SOURCE EXCERPT —
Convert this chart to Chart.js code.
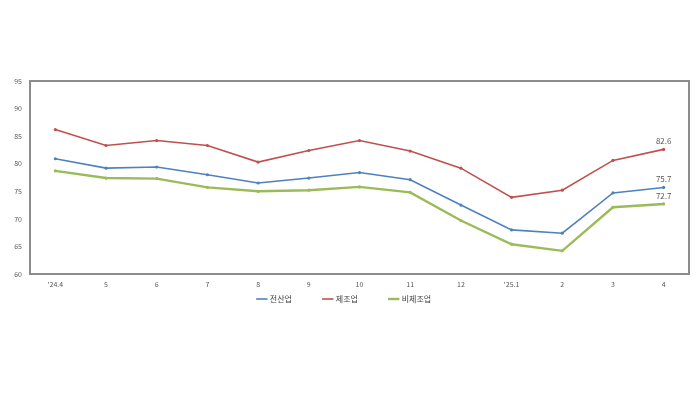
<!DOCTYPE html>
<html>
<head>
<meta charset="utf-8">
<script src="https://cdn.jsdelivr.net/npm/chart.js@4"></script>
<style>
  html, body { margin: 0; padding: 0; background: #fff; }
  #wrap { width: 699px; height: 393px; }
</style>
</head>
<body>
<div id="wrap"><canvas id="chart" width="699" height="393"></canvas></div>
<script>
// ── Data ─────────────────────────────────────────────────────────────────────
const months = ["'24.4", '5', '6', '7', '8', '9', '10', '11', '12', "'25.1", '2', '3', '4'];
const allIndustry   = [80.9, 79.2, 79.4, 78.0, 76.5, 77.4, 78.4, 77.1, 72.5, 68.0, 67.4, 74.7, 75.7];
const manufacturing = [86.2, 83.3, 84.2, 83.3, 80.3, 82.4, 84.2, 82.3, 79.2, 73.9, 75.2, 80.6, 82.6];
const nonManufact   = [78.7, 77.4, 77.3, 75.7, 75.0, 75.2, 75.8, 74.8, 69.7, 65.4, 64.2, 72.1, 72.7];
const yTicks = [60, 65, 70, 75, 80, 85, 90, 95];

const FONT = '"Noto Sans CJK KR", "Noto Sans", sans-serif';

// frame around the plot area + value labels on the last points
const framePlugin = {
  id: 'frame',
  afterDraw(chart) {
    const { ctx, chartArea: a } = chart;
    ctx.save();
    ctx.strokeStyle = '#8c8c8c';
    ctx.lineWidth = 2;
    ctx.strokeRect(a.left, a.top, a.right - a.left, a.bottom - a.top);

    ctx.font = '8px ' + FONT;
    ctx.fillStyle = '#595959';
    ctx.textAlign = 'center';
    ctx.textBaseline = 'bottom';
    chart.data.datasets.forEach((ds, i) => {
      const meta = chart.getDatasetMeta(i);
      const last = meta.data[meta.data.length - 1];
      const v = ds.data[ds.data.length - 1];
      ctx.fillText(v.toFixed(1), last.x, last.y - 4);
    });
    ctx.restore();
  }
};

const mkSet = (label, data, color, width) => ({
  label, data,
  borderColor: color, backgroundColor: color,
  borderWidth: width,
  pointRadius: 1.6, pointHoverRadius: 1.6,
  pointBorderWidth: 0,
  pointStyle: 'circle',
  tension: 0,
});

new Chart(document.getElementById('chart').getContext('2d'), {
  type: 'line',
  data: {
    labels: months,
    datasets: [
      mkSet('전산업', allIndustry, '#4f81bd', 1.6),
      mkSet('제조업', manufacturing, '#c0504d', 1.6),
      mkSet('비제조업', nonManufact, '#9bbb59', 2.4),
    ]
  },
  options: {
    responsive: false,
    animation: false,
    layout: { padding: { left: 0, right: 10, top: 81, bottom: 80 } },
    plugins: {
      tooltip: { enabled: false },
      legend: {
        position: 'bottom',
        labels: {
          usePointStyle: true, pointStyle: 'line',
          boxWidth: 12, padding: 5,
          color: '#404040',
          font: { family: FONT, size: 8 },
          generateLabels(chart) {
            const items = Chart.defaults.plugins.legend.labels.generateLabels(chart);
            items.forEach((it, i) => {
              const ds = chart.data.datasets[i];
              it.lineWidth = ds.borderWidth;
              it.strokeStyle = ds.borderColor;
              if (i < items.length - 1) it.text += '               ';
            });
            return items;
          }
        }
      }
    },
    scales: {
      x: {
        offset: true,
        grid: { display: false, drawTicks: false },
        border: { display: false },
        ticks: { color: '#595959', font: { family: FONT, size: 7 }, padding: 6, maxRotation: 0, autoSkip: false },
        afterFit(s) { s.height = 16; }
      },
      y: {
        min: 60, max: 95,
        afterBuildTicks(s) { s.ticks = yTicks.map(v => ({ value: v })); },
        grid: { display: false, drawTicks: false },
        border: { display: false },
        ticks: { color: '#595959', font: { family: FONT, size: 7 }, padding: 8 },
        afterFit(s) { s.width = 30; }
      }
    }
  },
  plugins: [framePlugin]
});
</script>
</body>
</html>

AIM —
From the first line above through the line containing "ctx.strokeRect(a.left, a.top, a.right", copy everything exactly, without the pictures.

OUTPUT OF THE EXERCISE —
Convert this chart to Chart.js code.
<!DOCTYPE html>
<html>
<head>
<meta charset="utf-8">
<script src="https://cdn.jsdelivr.net/npm/chart.js@4"></script>
<style>
  html, body { margin: 0; padding: 0; background: #fff; }
  #wrap { width: 699px; height: 393px; }
</style>
</head>
<body>
<div id="wrap"><canvas id="chart" width="699" height="393"></canvas></div>
<script>
// ── Data ─────────────────────────────────────────────────────────────────────
const months = ["'24.4", '5', '6', '7', '8', '9', '10', '11', '12', "'25.1", '2', '3', '4'];
const allIndustry   = [80.9, 79.2, 79.4, 78.0, 76.5, 77.4, 78.4, 77.1, 72.5, 68.0, 67.4, 74.7, 75.7];
const manufacturing = [86.2, 83.3, 84.2, 83.3, 80.3, 82.4, 84.2, 82.3, 79.2, 73.9, 75.2, 80.6, 82.6];
const nonManufact   = [78.7, 77.4, 77.3, 75.7, 75.0, 75.2, 75.8, 74.8, 69.7, 65.4, 64.2, 72.1, 72.7];
const yTicks = [60, 65, 70, 75, 80, 85, 90, 95];

const FONT = '"Noto Sans CJK KR", "Noto Sans", sans-serif';

// frame around the plot area + value labels on the last points
const framePlugin = {
  id: 'frame',
  afterDraw(chart) {
    const { ctx, chartArea: a } = chart;
    ctx.save();
    ctx.strokeStyle = '#8c8c8c';
    ctx.lineWidth = 2;
    ctx.strokeRect(a.left, a.top, a.right - a.left, a.bottom - a.top);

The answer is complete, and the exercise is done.